Users need to configure Kaggle credentials:

# Install Kaggle CLI
pip install kaggle

# Download API token from kaggle.com/account
# Save to ~/.kaggle/kaggle.json

# Or use environment variables
export KAGGLE_USERNAME=your_username
export KAGGLE_KEY=your_key

In feature_forge:

# Kaggle credentials loaded from env vars or ~/.kaggle/kaggle.json
# Never committed to repo

Data Flow

User requests dataset "titanic"
DatasetRegistry.lookup("titanic") → metadata
DatasetLoader.load("titanic")
    ├─→ Check data/raw/titanic/ exists?
    │   ├─→ Yes → Load from disk
    │   └─→ No → Fetch from Kaggle
    │       ├─→ kagglehub.dataset_download()
    │       ├─→ Parse train.csv, test.csv
    │       ├─→ Generate metadata.json
    │       └─→ Save to data/raw/titanic/
Return: df_train, df_test, target, metadata

Future: Multi-Table Support

# Future extension for Phase 2
class RelationalDataset:
    """Multi-table dataset with relationships."""
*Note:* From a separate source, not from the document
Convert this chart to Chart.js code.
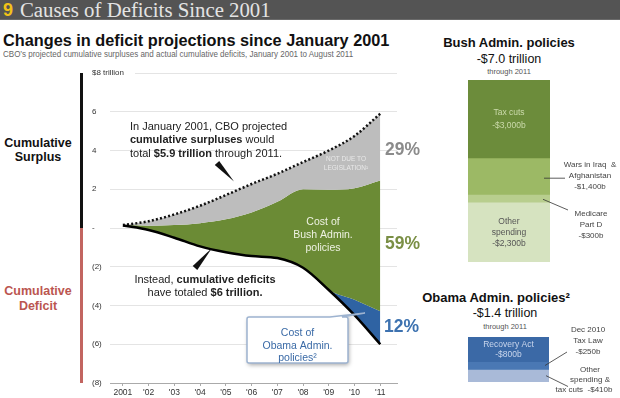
<!DOCTYPE html>
<html>
<head>
<meta charset="utf-8">
<script src="https://cdn.jsdelivr.net/npm/chart.js@4.4.1/dist/chart.umd.min.js"></script>
<style>
  html, body { margin: 0; padding: 0; background: #fff; }
  body { width: 620px; height: 398px; position: relative; overflow: hidden;
         font-family: "Liberation Sans", Arial, sans-serif; color: #111; }
  canvas { position: absolute; left: 0; top: 0; }
  .t { position: absolute; white-space: nowrap; line-height: 1; }
  .band { position: absolute; left: 0; top: 0; width: 620px; height: 20px; background: #545454; border-bottom: 1px solid #6a6a6a; box-sizing: border-box; }
</style>
</head>
<body>
<div class="band"></div>
<div class="t" style="left:3px;top:1px;font-size:18px;font-weight:bold;color:#f2c318;">9</div>
<div class="t" style="left:20px;top:0px;font-family:'Liberation Serif',serif;font-size:20.8px;color:#e4e4e4;">Causes of Deficits Since 2001</div>
<div class="t" style="left:3px;top:32px;font-size:16.3px;font-weight:bold;">Changes in deficit projections since January 2001</div>
<div class="t" style="left:3px;top:50px;font-size:9px;color:#666;transform:scaleX(0.89);transform-origin:left top;">CBO’s projected cumulative surpluses and actual cumulative deficits, January 2001 to August 2011</div>

<div class="t" style="left:0;width:76px;top:136px;text-align:center;font-size:12.5px;font-weight:bold;line-height:14px;">Cumulative<br>Surplus</div>
<div class="t" style="left:0;width:76px;top:284px;text-align:center;font-size:12.5px;font-weight:bold;line-height:15px;color:#bb5650;">Cumulative<br>Deficit</div>

<div class="t" style="left:409px;width:200px;top:36px;text-align:center;font-size:13px;font-weight:bold;">Bush Admin. policies</div>
<div class="t" style="left:409px;width:200px;top:53px;text-align:center;font-size:12.5px;">-$7.0 trillion</div>
<div class="t" style="left:409px;width:200px;top:68px;text-align:center;font-size:7.5px;color:#555;">through 2011</div>

<div class="t" style="left:396px;width:200px;top:291px;text-align:center;font-size:13px;font-weight:bold;">Obama Admin. policies²</div>
<div class="t" style="left:405px;width:200px;top:307px;text-align:center;font-size:12.5px;">-$1.4 trillion</div>
<div class="t" style="left:405px;width:200px;top:323px;text-align:center;font-size:7.5px;color:#555;">through 2011</div>

<canvas id="main" width="620" height="398"></canvas>
<canvas id="bush" width="620" height="398"></canvas>
<canvas id="obama" width="620" height="398"></canvas>

<script>
// values, $ trillion
const years = [2001, 2002, 2003, 2004, 2005, 2006, 2007, 2008, 2009, 2010, 2011];
const yearLabels = ['2001', "'02", "'03", "'04", "'05", "'06", "'07", "'08", "'09", "'10", "'11"];
const projectedSurplus = [0.15, 0.35, 0.7, 1.15, 1.7, 2.27, 2.8, 3.4, 4.0, 4.75, 5.9];
const bushCostTop = [0.15, 0.12, 0.15, 0.25, 0.45, 0.8, 1.35, 2.0, 1.97, 2.05, 2.45];
const obamaCostTop = [0.13, -0.1, -0.5, -0.95, -1.25, -1.45, -1.55, -2.05, -3.2, -3.7, -4.3];
const actualBalance = [0.13, -0.1, -0.5, -0.95, -1.25, -1.45, -1.55, -2.05, -3.2, -4.5, -6.0];
const yTicks = [-8, -6, -4, -2, 0, 2, 4, 6, 8];

// $ billion
const bushPolicies = ['Tax cuts', 'Wars in Iraq & Afghanistan', 'Medicare Part D', 'Other spending'];
const bushCosts = [-3000, -1400, -300, -2300];
const obamaPolicies = ['Recovery Act', 'Dec 2010 Tax Law', 'Other spending & tax cuts'];
const obamaCosts = [-800, -250, -410];

const SANS = '"Liberation Sans", Arial, sans-serif';
const pts = arr => years.map((x, i) => ({ x: x, y: arr[i] }));

function rich(ctx, parts, x, y, size, align) {
  let w = 0;
  parts.forEach(p => { ctx.font = (p[1] ? 'bold ' : '') + size + 'px ' + SANS; w += ctx.measureText(p[0]).width; });
  let cx = align === 'center' ? x - w / 2 : x;
  ctx.textAlign = 'left';
  ctx.textBaseline = 'middle';
  parts.forEach(p => {
    ctx.font = (p[1] ? 'bold ' : '') + size + 'px ' + SANS;
    ctx.fillText(p[0], cx, y);
    cx += ctx.measureText(p[0]).width;
  });
}

function lines(ctx, list, x, y0, lh, font, color, align) {
  ctx.font = font;
  ctx.fillStyle = color;
  ctx.textAlign = align || 'center';
  ctx.textBaseline = 'middle';
  list.forEach((s, i) => ctx.fillText(s, x, y0 + i * lh));
}

function wedge(ctx, bx, by, tx, ty, half) {
  const dx = tx - bx, dy = ty - by, len = Math.hypot(dx, dy);
  const nx = -dy / len * half, ny = dx / len * half;
  ctx.beginPath();
  ctx.moveTo(bx + nx, by + ny);
  ctx.lineTo(bx - nx, by - ny);
  ctx.lineTo(tx, ty);
  ctx.closePath();
  ctx.fill();
}

function leader(ctx, x1, y1, x2, y2) {
  ctx.strokeStyle = '#333';
  ctx.lineWidth = 0.8;
  ctx.beginPath();
  ctx.moveTo(x1, y1);
  ctx.lineTo(x2, y2);
  ctx.stroke();
}

const mainNotes = {
  id: 'mainNotes',
  beforeDatasetsDraw(chart) {
    const { ctx, chartArea: a, scales: { y } } = chart;
    const yy = Math.round(y.getPixelForValue(8)) + 0.5;
    ctx.save();
    ctx.strokeStyle = '#e4e4e4';
    ctx.lineWidth = 1;
    ctx.beginPath();
    ctx.moveTo(135, yy);
    ctx.lineTo(a.right, yy);
    ctx.stroke();
    ctx.restore();
  },
  afterDraw(chart) {
    const { ctx, scales: { y } } = chart;
    ctx.save();
    // top tick label overhangs the axis box, so it is drawn here
    lines(ctx, ['$8 trillion'], y.left, y.getPixelForValue(8), 0, '8px ' + SANS, '#333', 'left');

    // surplus / deficit side bar
    ctx.fillStyle = '#111';
    ctx.fillRect(80, y.getPixelForValue(8), 3, y.getPixelForValue(0) - y.getPixelForValue(8));
    ctx.fillStyle = '#c26560';
    ctx.fillRect(80, y.getPixelForValue(0), 3, y.getPixelForValue(-8) - y.getPixelForValue(0));

    // projected surplus note
    ctx.fillStyle = '#222';
    rich(ctx, [['In January 2001, CBO projected', 0]], 130, 127, 11);
    rich(ctx, [['cumulative surpluses', 1], [' would', 0]], 130, 140.3, 11);
    rich(ctx, [['total ', 0], ['$5.9 trillion', 1], [' through 2011.', 0]], 130, 153.5, 11);
    ctx.fillStyle = '#111';
    wedge(ctx, 217, 163, 234, 181.5, 3);

    // actual deficit note
    ctx.fillStyle = '#222';
    rich(ctx, [['Instead, ', 0], ['cumulative deficits', 1]], 205, 280, 11, 'center');
    rich(ctx, [['have totaled ', 0], ['$6 trillion.', 1]], 205, 292.5, 11, 'center');
    ctx.fillStyle = '#111';
    wedge(ctx, 195, 268, 212, 248, 3);

    lines(ctx, ['NOT DUE TO', 'LEGISLATION¹'], 346, 159.5, 9, '6.5px ' + SANS, '#e8e8e8');
    lines(ctx, ['Cost of', 'Bush Admin.', 'policies'], 323, 222, 13, '10.5px ' + SANS, '#eef2e2');

    // callout box for Obama cost
    ctx.save();
    ctx.shadowColor = 'rgba(0,0,0,0.35)';
    ctx.shadowBlur = 4;
    ctx.shadowOffsetX = 1;
    ctx.shadowOffsetY = 2;
    ctx.beginPath();
    ctx.moveTo(249, 317);
    ctx.lineTo(330, 317);
    ctx.lineTo(365, 313);
    ctx.lineTo(342, 317);
    ctx.lineTo(346, 317);
    ctx.quadraticCurveTo(348, 317, 348, 319);
    ctx.lineTo(348, 361);
    ctx.quadraticCurveTo(348, 363, 346, 363);
    ctx.lineTo(249, 363);
    ctx.quadraticCurveTo(247, 363, 247, 361);
    ctx.lineTo(247, 319);
    ctx.quadraticCurveTo(247, 317, 249, 317);
    ctx.closePath();
    ctx.fillStyle = '#fff';
    ctx.fill();
    ctx.restore();
    ctx.strokeStyle = '#9db3d0';
    ctx.lineWidth = 1.5;
    ctx.stroke();
    lines(ctx, ['Cost of', 'Obama Admin.', 'policies²'], 297.5, 333, 12.8, '10.5px ' + SANS, '#3a6aa6');

    // shares
    lines(ctx, ['29%'], 385, 150, 0, 'bold 17.5px ' + SANS, '#8b8b8b', 'left');
    lines(ctx, ['59%'], 385, 244.5, 0, 'bold 17.5px ' + SANS, '#7a8f45', 'left');
    lines(ctx, ['12%'], 384, 327, 0, 'bold 17.5px ' + SANS, '#3d72b0', 'left');
    ctx.restore();
  }
};

new Chart(document.getElementById('main'), {
  type: 'line',
  data: {
    datasets: [
      { label: 'CBO projected surplus (Jan 2001)', data: pts(projectedSurplus), borderColor: '#111',
        borderWidth: 2.5, borderDash: [2, 2.2], backgroundColor: '#bdbdbd', fill: '+1',
        pointRadius: 0, cubicInterpolationMode: 'monotone' },
      { label: 'Cost of Bush Admin. policies', data: pts(bushCostTop), borderWidth: 0,
        borderColor: 'rgba(0,0,0,0)', backgroundColor: '#6b8b35', fill: '+1',
        pointRadius: 0, cubicInterpolationMode: 'monotone' },
      { label: 'Cost of Obama Admin. policies', data: pts(obamaCostTop), borderWidth: 0,
        borderColor: 'rgba(0,0,0,0)', backgroundColor: '#2f63a3', fill: '+1',
        pointRadius: 0, cubicInterpolationMode: 'monotone' },
      { label: 'Actual cumulative deficit', data: pts(actualBalance), borderColor: '#000',
        borderWidth: 2.5, fill: false, order: -1, pointRadius: 0, cubicInterpolationMode: 'monotone' }
    ]
  },
  options: {
    responsive: false,
    animation: false,
    events: [],
    layout: { padding: { left: 92, right: 223, top: 73, bottom: 0 } },
    plugins: { legend: { display: false }, tooltip: { enabled: false } },
    scales: {
      x: {
        type: 'linear', min: 2000.5, max: 2011.65,
        afterBuildTicks: s => { s.ticks = years.map(v => ({ value: v })); },
        afterFit: s => { s.height = 15; },
        grid: { drawOnChartArea: false, drawTicks: true, tickLength: 3, color: '#aaa' },
        border: { color: '#aaa' },
        ticks: { callback: v => yearLabels[years.indexOf(v)], font: { size: 8.5, family: SANS },
                 color: '#333', padding: 2, maxRotation: 0, autoSkip: false }
      },
      y: {
        min: -8, max: 8,
        afterBuildTicks: s => { s.ticks = yTicks.map(v => ({ value: v })); },
        afterFit: s => { s.width = 18; },
        grid: { color: c => (c.tick && c.tick.value === 8) ? 'rgba(0,0,0,0)' : '#e4e4e4', drawTicks: false },
        border: { display: false },
        ticks: {
          crossAlign: 'far', padding: 0, color: '#333', font: { size: 8, family: SANS },
          callback: v => v === 8 ? '' : v === 0 ? '-' : v < 0 ? '(' + (-v) + ')' : String(v)
        }
      }
    }
  },
  plugins: [mainNotes]
});

function stackChart(id, names, values, colors, min, padding, notes) {
  return new Chart(document.getElementById(id), {
    type: 'bar',
    data: {
      labels: ['total'],
      datasets: names.map((n, i) => ({ label: n, data: [values[i]], backgroundColor: colors[i],
        borderWidth: 0, barPercentage: 1, categoryPercentage: 1 }))
    },
    options: {
      responsive: false,
      animation: false,
      events: [],
      layout: { padding: padding },
      plugins: { legend: { display: false }, tooltip: { enabled: false } },
      scales: {
        x: { display: false, stacked: true },
        y: { display: false, stacked: true, min: min, max: 0 }
      }
    },
    plugins: [notes]
  });
}

const segMid = (chart, i) => {
  const el = chart.getDatasetMeta(i).data[0];
  return { x: el.x, y: (el.y + el.base) / 2 };
};

stackChart('bush', bushPolicies, bushCosts, ['#6c8c3b', '#9cb965', '#b8ce8e', '#d6e3c0'], -7000,
  { left: 468, right: 70, top: 80, bottom: 136 }, {
  id: 'bushNotes',
  afterDraw(chart) {
    const ctx = chart.ctx;
    ctx.save();
    const tax = segMid(chart, 0), wars = segMid(chart, 1), med = segMid(chart, 2), other = segMid(chart, 3);
    lines(ctx, ['Tax cuts', '-$3,000b'], tax.x, tax.y - 6, 12.3, '8.5px ' + SANS, '#cbdaab');
    lines(ctx, ['Other', 'spending', '-$2,300b'], other.x, other.y - 10.5, 10.8, '8.5px ' + SANS, '#555');
    lines(ctx, ['Wars in Iraq  &', 'Afghanistan', '-$1,400b'], 590, 164.3, 11.2, '8px ' + SANS, '#444');
    leader(ctx, 544, wars.y + 2, 565, wars.y + 2);
    lines(ctx, ['Medicare', 'Part D', '-$300b'], 591, 213.3, 11, '8px ' + SANS, '#444');
    leader(ctx, 543, med.y + 1, 568, 210);
    ctx.restore();
  }
});

stackChart('obama', obamaPolicies, obamaCosts, ['#3b69a6', '#4a78b4', '#a9bad8'], -1460,
  { left: 468, right: 71, top: 337, bottom: 16 }, {
  id: 'obamaNotes',
  afterDraw(chart) {
    const ctx = chart.ctx;
    ctx.save();
    const rec = segMid(chart, 0), law = segMid(chart, 1), oth = segMid(chart, 2);
    lines(ctx, ['Recovery Act', '-$800b'], rec.x, rec.y - 4.5, 10, '8.5px ' + SANS, '#c8d5ec');
    lines(ctx, ['Dec 2010', 'Tax Law', '-$250b'], 588, 330, 11, '8px ' + SANS, '#444');
    leader(ctx, 545, law.y, 567, 352);
    lines(ctx, ['Other', 'spending &'], 590, 369.3, 10.5, '8px ' + SANS, '#444');
    lines(ctx, ['tax cuts  -$410b'], 584, 390, 0, '8px ' + SANS, '#444');
    leader(ctx, 546, oth.y, 568, 386.5);
    ctx.restore();
  }
});
</script>
</body>
</html>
    def __init__(self, tables: dict[str, pd.DataFrame], relationships: list[dict]):
        self.tables = tables
        self.relationships = relationships

    def join(self, table1: str, table2: str, on: str) -> pd.DataFrame:
        """Join two tables on a key."""
        return pd.merge(self.tables[table1], self.tables[table2], on=on)

This will enable experiments on relational feature engineering (e.g., aggregation across joined tables).